Problem to work on:
Everything from the first line of the data below through the line that contains "const offsets = [33.57, 28.53, 22.62, 15.75, 10.35, 2.06];" should be written out exactly, please, and nothing more; the pictures stay out.
^^^^^^^^^^^^^^^^
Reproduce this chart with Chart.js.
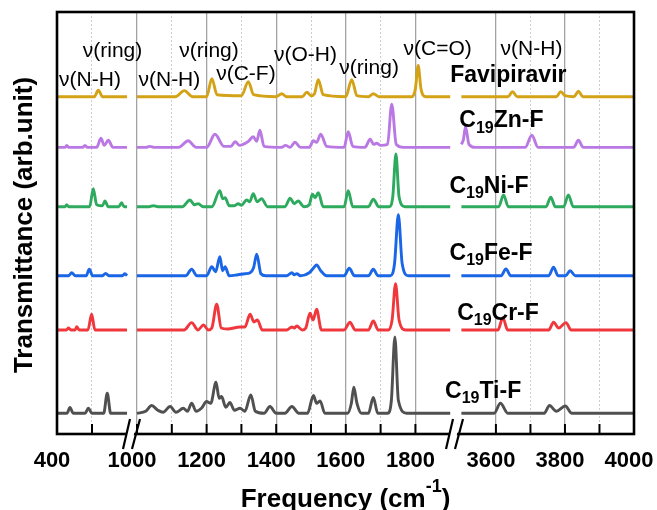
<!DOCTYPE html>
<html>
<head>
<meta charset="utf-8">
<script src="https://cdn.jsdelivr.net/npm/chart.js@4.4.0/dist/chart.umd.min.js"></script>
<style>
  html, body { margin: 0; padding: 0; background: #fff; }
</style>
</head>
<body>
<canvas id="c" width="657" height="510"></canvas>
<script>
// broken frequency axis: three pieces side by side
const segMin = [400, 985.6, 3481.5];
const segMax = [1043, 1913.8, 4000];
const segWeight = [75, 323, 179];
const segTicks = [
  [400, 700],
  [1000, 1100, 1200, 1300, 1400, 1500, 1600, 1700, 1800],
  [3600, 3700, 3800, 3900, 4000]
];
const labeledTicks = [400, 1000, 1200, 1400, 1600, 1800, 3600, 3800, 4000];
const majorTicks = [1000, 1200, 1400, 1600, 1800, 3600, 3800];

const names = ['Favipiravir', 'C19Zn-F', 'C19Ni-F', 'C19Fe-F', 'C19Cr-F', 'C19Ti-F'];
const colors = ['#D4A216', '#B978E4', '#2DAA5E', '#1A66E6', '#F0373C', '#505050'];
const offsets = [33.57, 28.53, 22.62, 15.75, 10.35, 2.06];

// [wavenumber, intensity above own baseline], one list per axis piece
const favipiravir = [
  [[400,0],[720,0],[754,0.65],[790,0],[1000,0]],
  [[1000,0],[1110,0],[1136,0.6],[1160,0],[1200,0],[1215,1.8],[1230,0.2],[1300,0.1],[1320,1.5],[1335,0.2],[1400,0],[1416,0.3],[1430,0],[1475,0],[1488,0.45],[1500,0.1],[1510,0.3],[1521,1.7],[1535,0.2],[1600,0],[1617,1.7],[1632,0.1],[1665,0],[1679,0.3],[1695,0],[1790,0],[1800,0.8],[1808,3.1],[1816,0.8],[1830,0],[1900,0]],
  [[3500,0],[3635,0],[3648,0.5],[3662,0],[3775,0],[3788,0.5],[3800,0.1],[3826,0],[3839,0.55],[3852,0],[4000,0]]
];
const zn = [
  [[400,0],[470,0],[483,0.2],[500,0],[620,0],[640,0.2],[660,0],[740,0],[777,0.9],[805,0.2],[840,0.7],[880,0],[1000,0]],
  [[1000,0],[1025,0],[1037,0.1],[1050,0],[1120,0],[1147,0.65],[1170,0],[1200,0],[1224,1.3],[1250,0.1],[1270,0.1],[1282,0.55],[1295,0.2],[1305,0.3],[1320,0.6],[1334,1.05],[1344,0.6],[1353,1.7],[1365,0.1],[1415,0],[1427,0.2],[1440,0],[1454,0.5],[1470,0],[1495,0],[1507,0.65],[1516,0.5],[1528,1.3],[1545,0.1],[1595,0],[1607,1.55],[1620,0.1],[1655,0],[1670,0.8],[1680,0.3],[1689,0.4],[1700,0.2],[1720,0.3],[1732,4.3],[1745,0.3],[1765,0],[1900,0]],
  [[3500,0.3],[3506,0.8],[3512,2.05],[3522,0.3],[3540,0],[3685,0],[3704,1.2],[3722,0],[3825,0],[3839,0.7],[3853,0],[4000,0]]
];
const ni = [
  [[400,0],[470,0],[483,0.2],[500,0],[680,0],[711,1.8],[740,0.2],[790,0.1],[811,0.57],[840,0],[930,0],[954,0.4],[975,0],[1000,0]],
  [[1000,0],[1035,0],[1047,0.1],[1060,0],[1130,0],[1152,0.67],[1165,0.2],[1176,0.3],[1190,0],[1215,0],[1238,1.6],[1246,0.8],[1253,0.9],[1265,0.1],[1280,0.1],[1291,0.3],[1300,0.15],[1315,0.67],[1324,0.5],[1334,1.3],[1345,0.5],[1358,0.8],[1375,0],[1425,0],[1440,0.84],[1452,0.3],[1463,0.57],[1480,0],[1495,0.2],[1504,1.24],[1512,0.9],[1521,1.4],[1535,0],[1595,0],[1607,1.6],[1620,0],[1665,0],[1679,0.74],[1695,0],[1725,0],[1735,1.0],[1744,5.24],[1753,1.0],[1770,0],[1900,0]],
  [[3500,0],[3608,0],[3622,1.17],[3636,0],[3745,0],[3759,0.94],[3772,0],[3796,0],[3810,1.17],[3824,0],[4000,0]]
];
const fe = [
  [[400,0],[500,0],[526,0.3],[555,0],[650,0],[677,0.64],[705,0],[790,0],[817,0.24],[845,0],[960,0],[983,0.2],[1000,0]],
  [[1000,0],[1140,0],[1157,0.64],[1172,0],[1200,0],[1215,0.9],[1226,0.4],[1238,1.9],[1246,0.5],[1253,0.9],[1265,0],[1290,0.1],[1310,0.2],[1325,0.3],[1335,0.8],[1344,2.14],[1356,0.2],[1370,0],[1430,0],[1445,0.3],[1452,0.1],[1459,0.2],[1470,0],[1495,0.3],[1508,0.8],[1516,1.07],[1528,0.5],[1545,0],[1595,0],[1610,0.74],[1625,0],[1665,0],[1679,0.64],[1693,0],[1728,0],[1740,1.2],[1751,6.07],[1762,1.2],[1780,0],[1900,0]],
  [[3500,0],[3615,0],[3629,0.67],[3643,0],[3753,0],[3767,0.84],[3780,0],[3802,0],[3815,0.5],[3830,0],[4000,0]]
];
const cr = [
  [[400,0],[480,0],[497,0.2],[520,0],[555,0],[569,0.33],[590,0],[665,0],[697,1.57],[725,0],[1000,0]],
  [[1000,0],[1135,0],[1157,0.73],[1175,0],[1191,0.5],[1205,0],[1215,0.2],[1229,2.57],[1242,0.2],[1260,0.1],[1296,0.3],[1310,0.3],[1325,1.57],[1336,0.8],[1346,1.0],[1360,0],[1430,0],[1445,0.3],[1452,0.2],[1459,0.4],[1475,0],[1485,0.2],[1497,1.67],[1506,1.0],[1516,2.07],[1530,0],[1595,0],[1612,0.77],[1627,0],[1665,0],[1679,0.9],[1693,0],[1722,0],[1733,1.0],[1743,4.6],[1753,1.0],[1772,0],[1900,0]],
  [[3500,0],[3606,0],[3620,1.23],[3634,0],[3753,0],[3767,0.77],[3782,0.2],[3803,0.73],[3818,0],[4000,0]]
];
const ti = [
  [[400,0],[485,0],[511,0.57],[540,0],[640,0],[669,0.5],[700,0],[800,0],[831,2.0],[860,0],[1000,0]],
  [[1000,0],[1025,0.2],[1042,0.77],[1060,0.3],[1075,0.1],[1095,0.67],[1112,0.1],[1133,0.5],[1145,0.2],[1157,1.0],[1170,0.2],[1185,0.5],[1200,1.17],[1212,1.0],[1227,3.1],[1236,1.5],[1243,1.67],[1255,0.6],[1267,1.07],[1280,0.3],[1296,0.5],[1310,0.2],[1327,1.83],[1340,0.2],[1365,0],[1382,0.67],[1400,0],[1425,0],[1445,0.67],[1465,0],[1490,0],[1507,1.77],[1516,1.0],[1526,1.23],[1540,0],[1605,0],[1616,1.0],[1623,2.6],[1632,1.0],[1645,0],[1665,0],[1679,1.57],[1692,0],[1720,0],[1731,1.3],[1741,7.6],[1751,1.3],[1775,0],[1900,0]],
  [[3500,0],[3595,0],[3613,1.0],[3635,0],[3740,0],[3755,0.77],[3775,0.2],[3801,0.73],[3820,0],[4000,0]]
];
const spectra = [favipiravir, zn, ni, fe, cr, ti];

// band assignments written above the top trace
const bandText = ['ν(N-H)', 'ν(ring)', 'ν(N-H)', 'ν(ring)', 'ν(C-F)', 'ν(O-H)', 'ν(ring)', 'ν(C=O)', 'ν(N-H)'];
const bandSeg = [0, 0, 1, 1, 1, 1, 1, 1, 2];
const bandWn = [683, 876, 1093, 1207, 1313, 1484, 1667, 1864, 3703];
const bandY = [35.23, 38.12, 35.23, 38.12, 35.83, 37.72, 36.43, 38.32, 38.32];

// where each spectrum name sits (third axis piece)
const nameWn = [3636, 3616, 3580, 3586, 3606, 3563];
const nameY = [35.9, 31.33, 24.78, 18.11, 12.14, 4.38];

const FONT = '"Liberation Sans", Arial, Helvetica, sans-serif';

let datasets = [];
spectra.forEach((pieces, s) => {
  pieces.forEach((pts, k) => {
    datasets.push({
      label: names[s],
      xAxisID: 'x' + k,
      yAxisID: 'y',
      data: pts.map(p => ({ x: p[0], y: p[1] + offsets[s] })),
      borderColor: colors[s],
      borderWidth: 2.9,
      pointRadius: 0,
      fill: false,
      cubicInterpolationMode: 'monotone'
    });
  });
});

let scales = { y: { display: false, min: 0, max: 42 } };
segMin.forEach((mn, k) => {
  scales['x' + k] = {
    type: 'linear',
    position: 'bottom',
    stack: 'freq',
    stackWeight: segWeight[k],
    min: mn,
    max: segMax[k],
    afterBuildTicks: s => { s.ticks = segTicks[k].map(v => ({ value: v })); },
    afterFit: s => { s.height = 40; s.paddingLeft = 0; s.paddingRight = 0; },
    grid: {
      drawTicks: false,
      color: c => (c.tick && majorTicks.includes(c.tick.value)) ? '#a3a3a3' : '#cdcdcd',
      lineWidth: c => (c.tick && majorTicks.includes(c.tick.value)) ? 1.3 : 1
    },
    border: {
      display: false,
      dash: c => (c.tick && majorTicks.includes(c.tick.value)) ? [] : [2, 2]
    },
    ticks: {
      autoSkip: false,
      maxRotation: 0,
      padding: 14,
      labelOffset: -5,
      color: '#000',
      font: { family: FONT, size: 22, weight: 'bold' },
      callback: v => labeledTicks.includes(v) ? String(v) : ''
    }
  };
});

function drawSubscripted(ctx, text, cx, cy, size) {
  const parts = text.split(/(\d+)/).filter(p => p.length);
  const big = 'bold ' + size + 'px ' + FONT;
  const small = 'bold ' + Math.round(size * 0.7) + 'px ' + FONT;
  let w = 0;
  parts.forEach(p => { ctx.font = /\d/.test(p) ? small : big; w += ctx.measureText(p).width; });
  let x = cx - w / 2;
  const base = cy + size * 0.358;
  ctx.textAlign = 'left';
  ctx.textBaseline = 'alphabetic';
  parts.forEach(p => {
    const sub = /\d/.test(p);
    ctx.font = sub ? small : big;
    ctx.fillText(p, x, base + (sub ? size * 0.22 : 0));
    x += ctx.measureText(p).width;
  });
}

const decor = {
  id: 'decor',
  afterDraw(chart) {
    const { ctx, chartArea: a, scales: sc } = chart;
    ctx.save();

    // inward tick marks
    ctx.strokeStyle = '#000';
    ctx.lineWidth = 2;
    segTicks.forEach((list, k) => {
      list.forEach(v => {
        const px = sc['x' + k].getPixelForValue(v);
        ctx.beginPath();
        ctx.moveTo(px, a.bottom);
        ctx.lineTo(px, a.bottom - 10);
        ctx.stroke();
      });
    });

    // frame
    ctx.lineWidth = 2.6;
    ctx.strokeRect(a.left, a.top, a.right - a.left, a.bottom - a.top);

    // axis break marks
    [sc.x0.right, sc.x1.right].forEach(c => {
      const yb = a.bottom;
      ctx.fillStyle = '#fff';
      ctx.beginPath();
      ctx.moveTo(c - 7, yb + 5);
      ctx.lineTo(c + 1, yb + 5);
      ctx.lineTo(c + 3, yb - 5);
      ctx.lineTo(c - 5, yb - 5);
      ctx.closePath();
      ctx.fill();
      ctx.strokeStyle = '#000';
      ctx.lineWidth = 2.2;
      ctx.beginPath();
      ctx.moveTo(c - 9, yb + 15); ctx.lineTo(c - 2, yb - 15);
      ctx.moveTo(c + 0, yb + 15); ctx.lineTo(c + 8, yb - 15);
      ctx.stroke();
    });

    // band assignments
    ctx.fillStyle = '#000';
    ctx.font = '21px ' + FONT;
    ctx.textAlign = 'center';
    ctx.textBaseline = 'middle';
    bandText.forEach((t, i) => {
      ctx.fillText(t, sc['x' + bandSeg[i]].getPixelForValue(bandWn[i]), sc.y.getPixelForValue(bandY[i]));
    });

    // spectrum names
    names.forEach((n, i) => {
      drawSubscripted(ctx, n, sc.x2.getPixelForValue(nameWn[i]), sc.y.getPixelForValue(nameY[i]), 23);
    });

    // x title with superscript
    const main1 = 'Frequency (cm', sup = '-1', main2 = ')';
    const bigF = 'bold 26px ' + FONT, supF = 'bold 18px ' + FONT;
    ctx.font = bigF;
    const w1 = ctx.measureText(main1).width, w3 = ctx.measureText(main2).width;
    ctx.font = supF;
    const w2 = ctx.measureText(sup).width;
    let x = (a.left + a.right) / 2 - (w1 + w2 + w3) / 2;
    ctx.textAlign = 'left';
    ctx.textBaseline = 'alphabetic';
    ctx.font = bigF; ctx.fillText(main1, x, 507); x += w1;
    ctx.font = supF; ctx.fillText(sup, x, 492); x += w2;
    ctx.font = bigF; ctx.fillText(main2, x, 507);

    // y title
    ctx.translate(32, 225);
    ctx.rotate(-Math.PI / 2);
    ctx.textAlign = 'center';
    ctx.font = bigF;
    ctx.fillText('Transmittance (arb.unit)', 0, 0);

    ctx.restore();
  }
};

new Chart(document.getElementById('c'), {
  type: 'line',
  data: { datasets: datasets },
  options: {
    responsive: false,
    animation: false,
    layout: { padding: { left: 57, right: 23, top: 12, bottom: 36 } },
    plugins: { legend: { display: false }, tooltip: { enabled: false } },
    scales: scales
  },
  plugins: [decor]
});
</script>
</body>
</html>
^^^^^^^^^^^^^^^^
Answer in full:
Reproduce this chart with Chart.js.
<!DOCTYPE html>
<html>
<head>
<meta charset="utf-8">
<script src="https://cdn.jsdelivr.net/npm/chart.js@4.4.0/dist/chart.umd.min.js"></script>
<style>
  html, body { margin: 0; padding: 0; background: #fff; }
</style>
</head>
<body>
<canvas id="c" width="657" height="510"></canvas>
<script>
// broken frequency axis: three pieces side by side
const segMin = [400, 985.6, 3481.5];
const segMax = [1043, 1913.8, 4000];
const segWeight = [75, 323, 179];
const segTicks = [
  [400, 700],
  [1000, 1100, 1200, 1300, 1400, 1500, 1600, 1700, 1800],
  [3600, 3700, 3800, 3900, 4000]
];
const labeledTicks = [400, 1000, 1200, 1400, 1600, 1800, 3600, 3800, 4000];
const majorTicks = [1000, 1200, 1400, 1600, 1800, 3600, 3800];

const names = ['Favipiravir', 'C19Zn-F', 'C19Ni-F', 'C19Fe-F', 'C19Cr-F', 'C19Ti-F'];
const colors = ['#D4A216', '#B978E4', '#2DAA5E', '#1A66E6', '#F0373C', '#505050'];
const offsets = [33.57, 28.53, 22.62, 15.75, 10.35, 2.06];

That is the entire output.